Most fencing training is currently structured around the idea of private lessons, that is one on one interaction between student and coach.   Some clubs have been developing programs that move somewhat away from the private lesson format (see Jason Sheridon’s blog post on this), although I am not aware of any that have entirely done away with them.  Both as the coach of a small club and as a competitor, I have found private lessons to be an integral part of training, but it is important for both students and coaches to understand the role of private lessons in a training program and not to simply treat lessons as the entirety of a training program.

I see two roles that lessons play as part of a larger training program*.  First, and most important, lessons are a place for students to be exposed to new ideas.  Secondly, lessons provide a controlled environment to practice skills that the student is struggling with.  Both of these roles are interlinked and I don’t think I have ever given a lesson that didn’t include both roles.  Lessons are NOT the primary place to practice skills, that is the role of bouting.  I also think that at a larger club, much of the second role of lessons, as a controlled environment to practice skills, can be replaced with structured 50/50 drills where both people are working to accomplish opposing tasks, but the range of abilities in a small collegiate club makes it more difficult to get evenly matched drill partners.

In order for lessons to work properly within the context of training, both students and coaches have certain responsibilities they need to meet.  To be fair, this could read as student and teacher responsibilities with any topic.  In addition to coaching, I also teach university level courses and I spend a fair amount of time the first day of class explaining my approach to teaching, what I view as my responsibilities, and what I view as the students’ responsibilities.  The list is very similar for fencing.

My approach to both coaching and teaching is centered on the idea that as a coach/teacher I cannot do the learning for the student.  The best I can do is to provide an environment with the appropriate atmosphere and structure to help students learn effectively and efficiently.  In a classroom, or when running group activities for fencing, the challenge is develop exercises that are simple enough for the lower level students to understand and learn from, but open ended enough that the higher level students can fully apply themselves and are not bored.  For private lessons, the challenge is to identify which skills and concepts will be most beneficial to the student and to develop drills with that end goal in mind that are of the appropriate level.  The benefit of working one on one is that all of the details of the lesson can be tailored to the student.  What made my lessons with Sebastien Dos Santos really exciting is that he would have a list of ideas written down before the lesson that were specific to me and my fencing. We would discuss them before starting the physical portion of the lesson and some of these ideas were completely off the wall.  But, because I knew that it was a bit of an experiment I got excited to see if I could make them work.

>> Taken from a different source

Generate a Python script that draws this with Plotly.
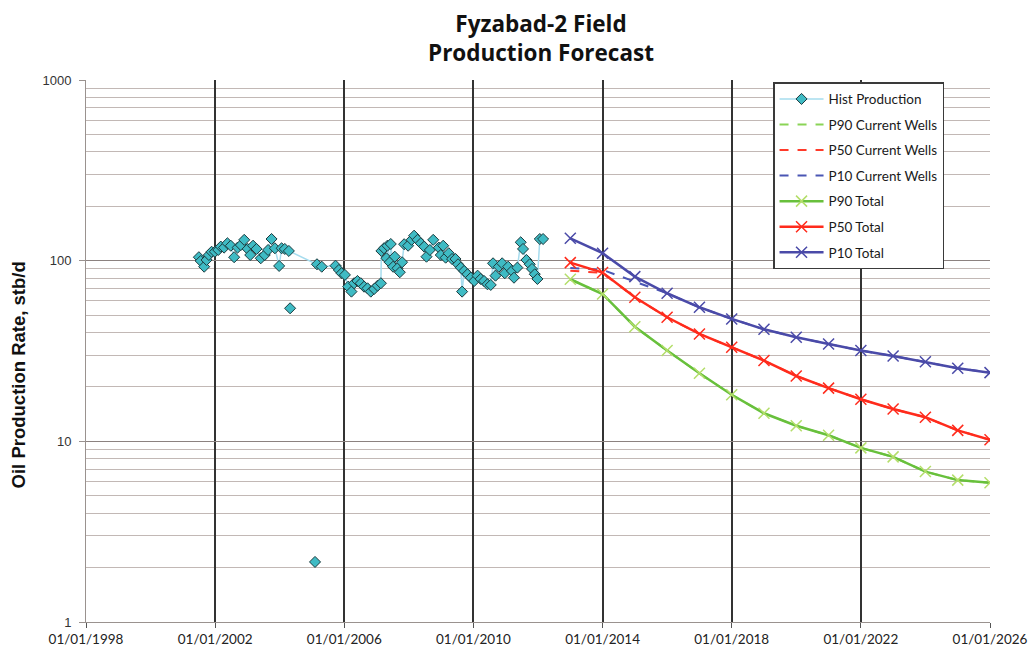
import plotly.graph_objects as go

# ---- Historical monthly oil rate (stb/d) ----
hist_dates = [
    "2001-07-01", "2001-07-22", "2001-08-30", "2001-09-26", "2001-10-22", "2001-11-22",
    "2001-12-29", "2002-02-05", "2002-03-06", "2002-04-12", "2002-05-20", "2002-06-27",
    "2002-08-04", "2002-09-12", "2002-10-19", "2002-11-26", "2003-01-04", "2003-02-02",
    "2003-03-06", "2003-04-14", "2003-06-01", "2003-07-16", "2003-08-23", "2003-10-01",
    "2003-11-08", "2003-12-26", "2004-01-23", "2004-02-28", "2004-04-14",
    "2005-02-26", "2005-04-21", "2005-09-24", "2005-11-01", "2005-12-01", "2006-01-08",
    "2006-02-14", "2006-03-23", "2006-04-22", "2006-05-30", "2006-07-07", "2006-08-13",
    "2006-09-21", "2006-10-28", "2006-12-05", "2007-01-13", "2007-02-19", "2007-02-25",
    "2007-03-26", "2007-04-23", "2007-05-04", "2007-05-30", "2007-06-11", "2007-07-07",
    "2007-07-26", "2007-08-26", "2007-09-21", "2007-10-17", "2007-11-09", "2007-12-24",
    "2008-02-02", "2008-03-01", "2008-04-09", "2008-05-16", "2008-06-23", "2008-07-19",
    "2008-08-26", "2008-10-03", "2008-12-06", "2008-12-28", "2009-01-24", "2009-02-21",
    "2009-03-28", "2009-05-04", "2009-06-12", "2009-07-11", "2009-08-11", "2009-08-26",
    "2009-09-18", "2009-10-26", "2009-12-03", "2010-01-10", "2010-02-17", "2010-03-24",
    "2010-05-01", "2010-06-09", "2010-07-16", "2010-08-11", "2010-09-08", "2010-10-15",
    "2010-11-22", "2010-12-22", "2011-01-29", "2011-03-13", "2011-04-05", "2011-05-13",
    "2011-06-20", "2011-07-16", "2011-08-24", "2011-09-30", "2011-10-26", "2011-11-26",
    "2011-12-26", "2012-01-22", "2012-02-28",
]
hist_rates = [
    104.5, 99.6, 92.6, 100.9, 107.5, 112.0,
    112.0, 114.6, 119.6, 118.1, 124.8, 121.0,
    104.5, 118.1, 122.0, 130.4, 116.1, 107.5,
    121.0, 116.1, 103.1, 107.5, 114.6, 131.8,
    117.1, 93.5, 117.1, 116.1, 113.2,
    95.5, 92.6, 93.8, 88.8, 85.2, 83.4,
    71.8, 67.4, 75.0, 77.2, 75.0, 71.8,
    70.3, 67.4, 69.7, 72.7, 75.0, 113.2,
    117.1, 103.1, 121.0, 98.0, 123.7, 92.6,
    105.2, 90.8, 86.3, 98.0, 123.3, 121.0,
    130.4, 137.5, 130.4, 124.8, 119.6, 105.2,
    114.6, 130.4, 118.1, 107.5, 121.0, 103.9,
    109.9, 102.2, 102.2, 95.5, 91.5, 67.4,
    87.7, 84.1, 80.5, 77.2, 82.6, 79.2,
    77.2, 74.0, 73.4, 96.7, 82.6, 92.6,
    96.7, 85.2, 92.6, 87.7, 80.5, 91.5,
    126.4, 116.1, 100.9, 95.5, 90.0, 84.1,
    79.2, 131.8, 131.8,
]

# Isolated low readings (plotted as markers only)
odd_dates = ["2004-04-28", "2005-02-04"]
odd_rates = [54.5, 2.15]

# ---- Forecasts (annual, stb/d) ----
fc_dates = [f"{y}-01-01" for y in range(2013, 2027)]
p90_total = [78.9, 65.4, 43.1, 31.8, 23.8, 18.1, 14.3, 12.2, 10.8, 9.2, 8.2, 6.8, 6.1, 5.9]
p50_total = [97.5, 85.9, 62.7, 48.6, 39.3, 33.2, 28.0, 23.0, 19.7, 17.1, 15.1, 13.6, 11.5, 10.2]
p10_total = [133.0, 110.0, 81.6, 66.0, 55.2, 47.6, 41.7, 37.7, 34.6, 31.8, 29.7, 27.6, 25.4, 24.0]
p90_current = [78.9, 65.4, 43.1, 31.8, 23.8, 18.1, 14.3, 12.2, 10.8, 9.2, 8.2, 6.8, 6.1, 5.9]
p50_current = [88.0, 85.5, 62.7, 48.6, 39.3, 33.2, 28.0, 23.0, 19.7, 17.1, 15.1, 13.6, 11.5, 10.2]
p10_current = [91.0, 89.0, 76.5, 66.0, 55.2, 47.6, 41.7, 37.7, 34.6, 31.8, 29.7, 27.6, 25.4, 24.0]

y_ticks = [1, 10, 100, 1000]
x_range = ["1998-01-01", "2026-01-01"]

GREEN = "#68c03c"
RED = "#ff2b1c"
BLUE = "#4a4aa8"
HIST_LINE = "#a6dcee"
HIST_FILL = "#3fbbc4"

fig = go.Figure()

fig.add_trace(go.Scatter(
    x=hist_dates, y=hist_rates, name="Hist Production", mode="lines+markers",
    line=dict(color=HIST_LINE, width=1.5),
    marker=dict(symbol="diamond", size=8.5, color=HIST_FILL,
                line=dict(color="#1c3a3e", width=1)),
    legendgroup="g0",
))
fig.add_trace(go.Scatter(
    x=odd_dates, y=odd_rates, mode="markers", showlegend=False,
    marker=dict(symbol="diamond", size=8.5, color=HIST_FILL,
                line=dict(color="#1c3a3e", width=1)),
    legendgroup="g0",
))

dashed = [
    ("P90 Current Wells", p90_current, "#8ad456"),
    ("P50 Current Wells", p50_current, "#ff3a2a"),
    ("P10 Current Wells", p10_current, "#4a56b4"),
]
for i, (name, vals, col) in enumerate(dashed):
    fig.add_trace(go.Scatter(
        x=fc_dates, y=vals, name=name, mode="lines",
        line=dict(color=col, width=2, dash="dash"),
        legendgroup=f"g{i + 1}",
    ))

solid = [
    ("P90 Total", p90_total, GREEN, "#b4de6a"),
    ("P50 Total", p50_total, RED, RED),
    ("P10 Total", p10_total, BLUE, BLUE),
]
for i, (name, vals, col, mcol) in enumerate(solid):
    fig.add_trace(go.Scatter(
        x=fc_dates, y=vals, name=name, mode="lines+markers",
        line=dict(color=col, width=2.5),
        marker=dict(symbol="x-thin", size=11, color=mcol,
                    line=dict(color=mcol, width=1.5)),
        legendgroup=f"g{i + 4}",
    ))

fig.update_layout(
    width=1033, height=655,
    margin=dict(l=86, r=43, t=80, b=33, autoexpand=False),
    paper_bgcolor="white", plot_bgcolor="white",
    showlegend=True,
    legend=dict(
        x=0.760, y=0.996, xanchor="left", yanchor="top",
        bgcolor="white", bordercolor="#3a3a3a", borderwidth=1.5,
        font=dict(family="Lato", size=13.5, color="#1a1a1a"),
        traceorder="grouped", tracegroupgap=5, itemwidth=44,
        entrywidth=134,
    ),
    annotations=[
        dict(text="<b>Fyzabad-2 Field<br>Production Forecast</b>",
             xref="paper", yref="paper", x=0.5033, y=1.077,
             xanchor="center", yanchor="middle", showarrow=False,
             font=dict(family="Open Sans", size=22.5, color="#111111")),
        dict(text="<b>Oil Production Rate, stb/d</b>",
             xref="paper", yref="paper", x=-0.0752, y=0.455,
             xanchor="center", yanchor="middle", textangle=-90, showarrow=False,
             font=dict(family="Liberation Sans", size=18.5, color="#111111")),
    ],
)

fig.update_xaxes(
    type="date", range=x_range, dtick="M48", tick0="1998-01-01",
    tickformat="%m/%d/%Y", automargin=False, ticklabeloverflow="allow",
    showgrid=True, gridcolor="#333333", gridwidth=1.5,
    showline=True, linecolor="#9a928f", linewidth=1,
    ticks="outside", ticklen=5, tickcolor="#555555",
    tickfont=dict(family="Lato", size=13.5, color="#222222"),
    zeroline=False,
)
fig.update_yaxes(
    type="log", range=[0, 3], tickmode="array", tickvals=y_ticks,
    ticktext=[str(v) for v in y_ticks], automargin=False,
    showgrid=True, gridcolor="#8c8280", gridwidth=1,
    minor=dict(dtick="D1", showgrid=True, gridcolor="#c2b8b5", gridwidth=1),
    showline=True, linecolor="#9a928f", linewidth=1,
    ticks="outside", ticklen=6, tickcolor="#9a928f", ticklabelstandoff=5,
    tickfont=dict(family="Liberation Sans", size=13, color="#333333"),
    zeroline=False,
)

fig.write_html("out.html")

The onus of the actual learning falls on the student.  The most effective learning occurs when a student is outside their comfort zone, but not by so much that they shut down.  Students must fully engage in training activities with an open mind and push the limits of their comfort zone.  That means that students need to be willing to take risks and be willing to fail.  We learn much more from our failures than our successes.  Much of this needs to be done on the student’s time without the coach’s involvement.  The lesson is useless if the student does not work trying to apply the ideas.  As a student, try different ways to create the same situations that you worked on during lessons.  Try to make actions work in different situations.  This is the way that you will learn what actions work in which situations.

Student responsibility checklist

  • Be excited to learn something new.
  • If you don’t understand, ask the coach to clarify.
  • Sometimes, you just need to do it a few times to understand it.
  • Try it before you decide you don’t like it.
  • If it’s hard, then you’re learning.  If you really have to think about it to get yourself to do it, your really learning!
  • Take notes after the lesson.  Even if you never look at them again, the act of writing it down will help you internalize it.
  • Pick one or two things from the lesson to focus on while bouting.  Measure success by improving those things, not by the score of the bout.
  • Visualize lesson actions and situations when not at fencing.

Coach responsibility checklist

  • What concept or concepts will this lesson introduce?  Are they the ones that will help this student most?
  • What concepts are going to be included implicitly?
  • Do the drills support learning those concepts?
  • Are the drills fun? See Jason’s post on the Wang Chung Doctrine.
  • What percentage of the time does this student need to succeed at an action?  This is different for each student.  Some shut down if they don’t succeed most of the time.  Some go into automatic mode and stop thinking if they succeed too much.
  • How are you going to increase the difficulty of each drill as the student starts to get it?
  • Does this student need drills explained in detail beforehand? Do they need more repetition?

*I am ignoring warm-up lessons because I don’t see them as an integral part of a training program and they serve a very different role.